2. Subset Sum

algonotes

lecturenotes

Published

May 16, 2023

Acknowledgements

Some of this material is borrowed from Jeff Erickson’s chapters on Recursion, Backtracking, and Dynamic Programming. Check them out for a more detailed comparison between recursive and memoized implementations.

The Problem

The Subset Sum takes as input an array $X$ of $n$ positive integers and a target $Y > 0$ .
The output is YES if there is a subset of the array $X[1 .. n]$ that sums to $Y$ , and NO otheriwse.

The Solution

What are the fragments (AKA, what do we want to store)?

Let us try to project this problem on a prefix of the input array and a generic target.

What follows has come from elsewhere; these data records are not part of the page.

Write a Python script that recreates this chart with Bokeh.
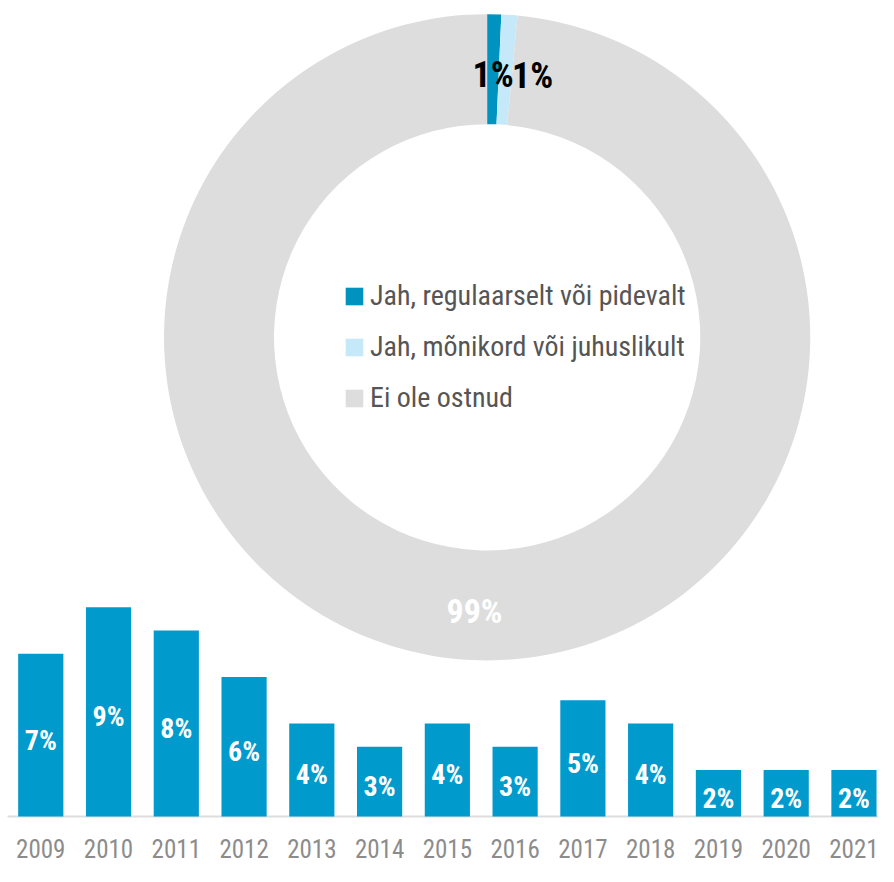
import math
from bokeh.plotting import figure
from bokeh.models import Range1d, Legend, LegendItem, ColumnDataSource
from bokeh.core.properties import value
from bokeh.embed import file_html
from bokeh.resources import INLINE

# ---- data ----
donut_labels = ["Jah, regulaarselt või pidevalt", "Jah, mõnikord või juhuslikult", "Ei ole ostnud"]
donut_values = [0.7, 0.8, 98.5]
donut_texts = ["1%", "1%", "99%"]
donut_colors = ["#0093BF", "#C6E9F9", "#DDDDDD"]

years = ["2009", "2010", "2011", "2012", "2013", "2014", "2015", "2016",
         "2017", "2018", "2019", "2020", "2021"]
bar_values = [7, 9, 8, 6, 4, 3, 4, 3, 5, 4, 2, 2, 2]
bar_texts = ["7%", "9%", "8%", "6%", "4%", "3%", "4%", "3%", "5%", "4%", "2%", "2%", "2%"]

FONT = "Roboto Condensed, Roboto"

W, H = 878, 866
p = figure(width=W, height=H, output_backend="svg", toolbar_location=None,
           x_range=Range1d(0, 894), y_range=Range1d(0, 882),
           x_axis_location=None, y_axis_location=None, min_border=0)
p.outline_line_color = None
p.grid.visible = False
p.background_fill_color = "white"

# ranges for the bar chart (index units / percent units)
p.extra_x_ranges = {"idx": Range1d(-41 / 69, (894 - 41) / 69)}
p.extra_y_ranges = {"pct": Range1d(-(882 - 831) / 23.67, 831 / 23.67)}

# ---- donut ----
cx, cy = 495.5, 882 - 343
r_in, r_out = 217, 329
total = sum(donut_values)
starts, ends, mids = [], [], []
cum = 0.0
for v in donut_values:
    a0 = math.pi / 2 - 2 * math.pi * cum / total
    cum += v
    a1 = math.pi / 2 - 2 * math.pi * cum / total
    starts.append(a0)
    ends.append(a1)
    mids.append((a0 + a1) / 2)

dsrc = ColumnDataSource(dict(start=starts, end=ends, color=donut_colors, label=donut_labels))
wedges = p.annular_wedge(x=cx, y=cy, inner_radius=r_in, outer_radius=r_out,
                         start_angle="start", end_angle="end", direction="clock",
                         fill_color="color", line_color=None, source=dsrc)

r_mid = (r_in + r_out) / 2
lx = [cx + r_mid * math.cos(m) for m in mids]
ly = [cy + r_mid * math.sin(m) for m in mids]
p.text(x=lx, y=ly, text=donut_texts, x_offset=[0, 27, 0], y_offset=6,
       text_color=["#000000", "#000000", "#FFFFFF"], text_font=value(FONT),
       text_font_style="bold", text_font_size=["36px", "36px", "34px"],
       text_align="center", text_baseline="middle")

# legend with square markers
legend_items = []
nan = float("nan")
for lab, col in zip(donut_labels, donut_colors):
    r = p.quad(left=[nan], right=[nan], top=[nan], bottom=[nan],
               fill_color=col, line_color=None)
    legend_items.append(LegendItem(label=lab, renderers=[r]))
legend = Legend(items=legend_items, location=(343, 452), orientation="vertical",
                glyph_width=22, glyph_height=22, label_height=22,
                label_text_font=FONT, label_text_font_size="28px",
                label_text_color="#555555", spacing=18, padding=0, margin=0,
                label_standoff=5, border_line_color=None, background_fill_alpha=0)
p.add_layout(legend)

# ---- bars ----
idx = list(range(len(years)))
p.segment(x0=[-0.49], x1=[12.5], y0=[0], y1=[0], line_color="#DDDDDD", line_width=2,
          x_range_name="idx", y_range_name="pct")
p.vbar(x=idx, top=bar_values, bottom=0, width=46 / 69, fill_color="#009ACD",
       line_color=None, x_range_name="idx", y_range_name="pct")
p.text(x=idx, y=[v / 2 for v in bar_values], text=bar_texts, text_color="white",
       text_font=value(FONT), text_font_style="bold", text_font_size="28px",
       text_align="center", text_baseline="middle", y_offset=5,
       x_range_name="idx", y_range_name="pct")
p.text(x=idx, y=[-1.40] * len(idx), text=years, text_color="#8C8C8C",
       text_font=value(FONT), text_font_size="25px",
       text_align="center", text_baseline="middle",
       x_range_name="idx", y_range_name="pct")

open("out.html", "w").write(file_html(p, INLINE))
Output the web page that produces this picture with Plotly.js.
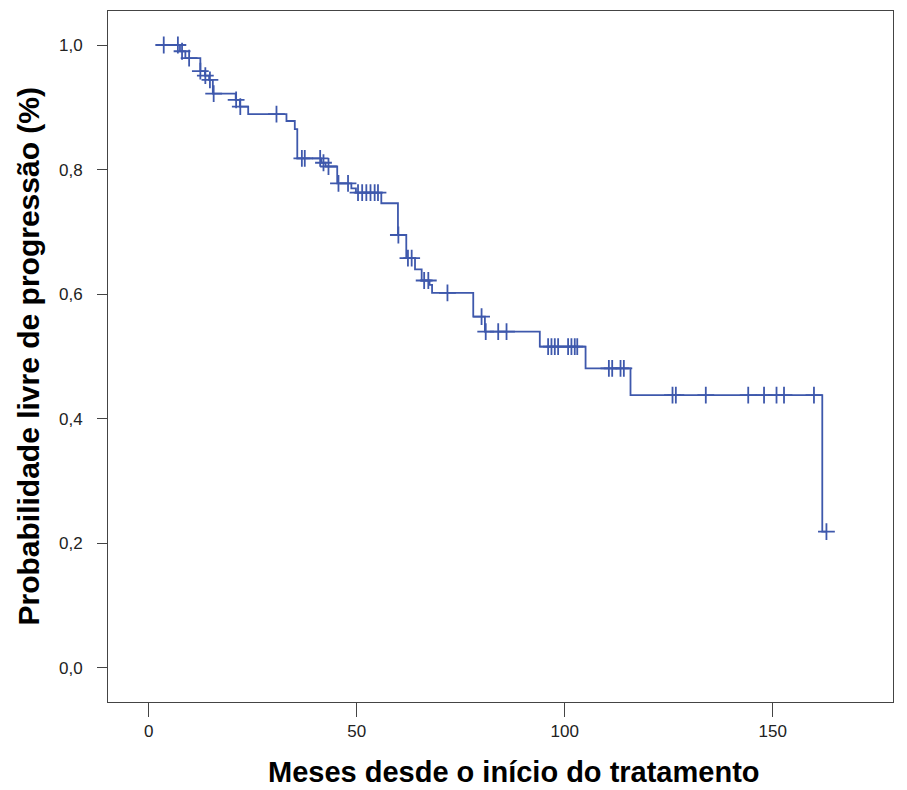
<!DOCTYPE html>
<html>
<head>
<meta charset="utf-8">
<script src="https://cdn.plot.ly/plotly-3.0.1.min.js"></script>
<style>html,body{margin:0;padding:0;background:#fff;}#chart{width:907px;height:790px;}</style>
</head>
<body>
<div id="chart"></div>
<script>
// Kaplan-Meier step curve (time in months, survival probability)
var stepTime = [3.6, 7.5, 8.8, 12.4, 13.5, 14.5, 15.4, 20.9, 21.9, 23.9, 33.1, 35.1, 35.7, 41.5, 42.5, 45.3, 48.7, 49.8, 55.9, 59.9, 61.9, 64.0, 65.6, 67.5, 68.1, 78.0, 80.8, 94.0, 105.0, 115.8, 161.9, 162.9];
var stepSurv = [1.000, 0.990, 0.979, 0.958, 0.951, 0.944, 0.922, 0.912, 0.901, 0.889, 0.878, 0.865, 0.818, 0.811, 0.805, 0.778, 0.770, 0.763, 0.746, 0.695, 0.658, 0.640, 0.622, 0.615, 0.602, 0.564, 0.540, 0.516, 0.481, 0.438, 0.219, 0.219];

// Censored observations
var censorTime = [3.6, 7.0, 8.0, 9.7, 12.4, 13.6, 14.7, 15.6, 21.0, 22.0, 30.7, 36.8, 37.5, 41.2, 42.0, 43.2, 45.6, 47.9, 50.3, 51.3, 52.3, 53.3, 54.3, 55.1, 60.0, 62.3, 63.2, 66.2, 67.2, 71.8, 80.0, 81.0, 84.0, 86.0, 96.0, 96.8, 97.6, 98.4, 100.8, 101.6, 102.4, 103.0, 110.6, 111.4, 113.4, 114.2, 125.9, 126.7, 133.9, 144.1, 147.9, 150.9, 152.7, 159.9, 162.9];
var censorSurv = [1.000, 1.000, 0.990, 0.979, 0.958, 0.951, 0.944, 0.922, 0.912, 0.901, 0.889, 0.818, 0.818, 0.818, 0.811, 0.805, 0.778, 0.778, 0.763, 0.763, 0.763, 0.763, 0.763, 0.763, 0.695, 0.658, 0.658, 0.622, 0.622, 0.602, 0.564, 0.540, 0.540, 0.540, 0.516, 0.516, 0.516, 0.516, 0.516, 0.516, 0.516, 0.516, 0.481, 0.481, 0.481, 0.481, 0.438, 0.438, 0.438, 0.438, 0.438, 0.438, 0.438, 0.438, 0.219];

var xTickVals = [0, 50, 100, 150];
var xTickText = ['0', '50', '100', '150'];
var yTickVals = [0, 0.2, 0.4, 0.6, 0.8, 1.0];
var yTickText = ['0,0', '0,2', '0,4', '0,6', '0,8', '1,0'];

var xTitle = 'Meses desde o início do tratamento';
var yTitle = 'Probabilidade livre de progressão (%)';

var blue = '#3e58ac';

var traces = [
  {
    x: stepTime, y: stepSurv, type: 'scatter', mode: 'lines',
    line: {shape: 'hv', color: blue, width: 1.8},
    hoverinfo: 'x+y', showlegend: false
  },
  {
    x: censorTime, y: censorSurv, type: 'scatter', mode: 'markers',
    marker: {symbol: 'cross-thin', size: 12, line: {color: blue, width: 1.8}, color: blue},
    showlegend: false
  }
];

var layout = {
  width: 907, height: 790,
  margin: {l: 108, r: 14, t: 11, b: 88},
  paper_bgcolor: '#ffffff', plot_bgcolor: '#ffffff',
  font: {family: 'Liberation Sans, Arial, sans-serif', color: '#222'},
  showlegend: false,
  xaxis: {
    range: [-9.8, 178.9], tickmode: 'array', tickvals: xTickVals, ticktext: xTickText,
    ticks: 'outside', ticklen: 14, tickwidth: 1, tickcolor: '#444',
    showline: true, mirror: true, linecolor: '#444', linewidth: 1,
    showgrid: false, zeroline: false,
    tickfont: {size: 17, color: '#222'}
  },
  yaxis: {
    range: [-0.0546, 1.0546], tickmode: 'array', tickvals: yTickVals, ticktext: yTickText,
    ticks: 'outside', ticklen: 10, tickwidth: 1, tickcolor: '#444',
    ticklabelstandoff: 11,
    showline: true, mirror: true, linecolor: '#444', linewidth: 1,
    showgrid: false, zeroline: false,
    tickfont: {size: 17, color: '#222'}
  },
  annotations: [
    {text: '<b>' + xTitle + '</b>', xref: 'paper', yref: 'paper', x: 0.5175, y: 0, yshift: -70,
     xanchor: 'center', yanchor: 'middle', showarrow: false,
     font: {size: 29, color: '#000', family: 'Liberation Sans, Arial, sans-serif'}},
    {text: '<b>' + yTitle + '</b>', xref: 'paper', yref: 'paper', x: 0, xshift: -80, y: 0.5,
     xanchor: 'center', yanchor: 'middle', textangle: -90, showarrow: false,
     font: {size: 30, color: '#000', family: 'Liberation Sans, Arial, sans-serif'}}
  ]
};

Plotly.newPlot('chart', traces, layout, {staticPlot: true, displayModeBar: false});
</script>
</body>
</html>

For $1 \leq i \leq n$ and $1 \leq j \leq Y$ , let:

$T[i,j] = $ TRUE if some subset of $X[1,\ldots,i]$ sums to $j$ , and FALSE otherwise.

The $T$ -values are our fragments.

Are the fragments going to be useful (AKA, where is the final answer)?

Indeed, when the projection covers the original input, we are done! So the answer we are looking for is the value of $T[n,Y]$ .

Do we have a kickstart (AKA, what are the base cases)?

Note that:

$T[1,j]$ is TRUE if and only if $X[1] = j$ .

How do the fragments come together (AKA, how do we compute the values that we have agreed to store)?

If $A[i] > j$ : then $T[i,j]$ is TRUE if and only if ( $T[i-1,j]$ ) is TRUE. Indeed, $A[i]$ cannot participate in any solution here, since the array $X$ only has positive integers, so we piggy back on whether a sum of $j$ can be obtained from the subarray up to $X[1,\ldots,i-1]$ .

If $A[i] = j$ : the return TRUE already, we have a solution comprising just of $A[i]$ and it is our lucky day!

Otherwise: $T[i,j]$ is TRUE if and only if ( $T[i-1,j-A[i]] \lor T[i-1,j]$ ) is TRUE. Here, we take the best of both worlds by speculating on whether $A[i]$ contributes to the solution or not. If it does, we update the target to $j - A[i]$ — and notice that this is a legitimate index to ping since $j > A[i]$ . If it does not, then as in the first situation, we fall back entirely on $A[1,\ldots,i]$ to carry the burden of producing a solution. If netiher of these scenarios pan out, then observe that there is no solution at all.

Can we put the pieces together without getting stuck (AKA, are the dependencies in step #4 acyclic)?

It is straightforward to check that these dependencies are indeed acyclic.